Dicevo quindi che, sì, sono normali, in quanto percepiti - nonostante appaiono astrusi a chi non vi è avvezzo - come il consueto mutamento esteriore delle generazioni ultime. Anche qui poi, sul fatto che nell'era industriale si sia tornati a un approccio di costume sulle relazioni sociali e sessuali ci sarebbe da dire, una vera regressione della specie. Ma magari più avanti se ne parlerà. Comunque sono normali. Certo, l'anziano faticherà a riconoscere, specie l'anziano che viene da una società contadina e non è nato borghese. Ma il semplice esporsi nel quotidiano allo strano lo rende normale. E quindi sì, ci si abitua. In fondo la stessa specie umana ha vinto nel pianeta perché come nessun altra si adatta.
Ma proviamo a tornare all'inizio, fate quindi finta che stia ricominciando.
Se la normalità, come spiegato finora, è solo quella visione della realtà a cui siamo più abituati, e quindi non è niente - perché se di semplice impressione della mente trattasi non è nulla, siamo nella metafisica, e non ha per cui alcun valore intrinseco -, e di sicuro non è oggettiva né veritiera, allora come si può dire se una cosa sia normale o meno?
Come posso dire se questa è normale o non lo è?
Io, semplicemente, non posso.
Come non posso dire se una cosa è vera né posso dire se una cosa è giusta. Non posso dire, a ben pensarci, neanche che ora è - perché esiste forse un tempo?

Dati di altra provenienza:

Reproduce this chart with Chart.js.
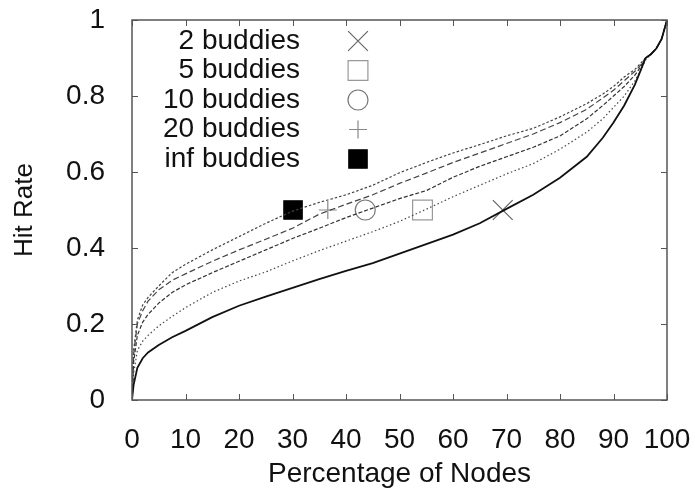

La mente umana deve, per capire, imprigionare nei suoi schemi la realtà. Per capire che la realtà muta, e ricordarsi i suoi mutamenti, ha creato il tempo. Per dare un senso alle sue azioni ha intrappolato le cose nel concetto di verità, di giusto o sbagliato, di bene e male. Infine per difendersi da ciò che non capisce ha creato la normalità, ossia tutto ciò a cui è abituata.
Niente è normale, il normale non esiste, lo creiamo noi come tante altre cose. L'anormalità è solo qualcosa a cui non siamo abituati, che non capiamo, un concetto che ci sfugge, un modo di operare a noi estraneo. È anche, ovviamente, quello di sapersi muovere solo dentro la propria normalità, un limite. Un enorme limitazione ai nostri pensieri e alle nostre azioni. Insomma, a noi stessi. La verità è che così come ci sono infinite verità vi sono anche infiniti schemi di normalità, e tutti andrebbero compresi o contemplati. Tra l'altro mi dicono anche che ci si diverte di più, non è vero?
Sì
Allora è vero!
Comunque pensateci la prossima volta che sentirete la locuzione "non è normale", pensate a tutto quello che c'è dietro e, no, per carità, non dite niente, ma tra di voi potrete fare un risolino.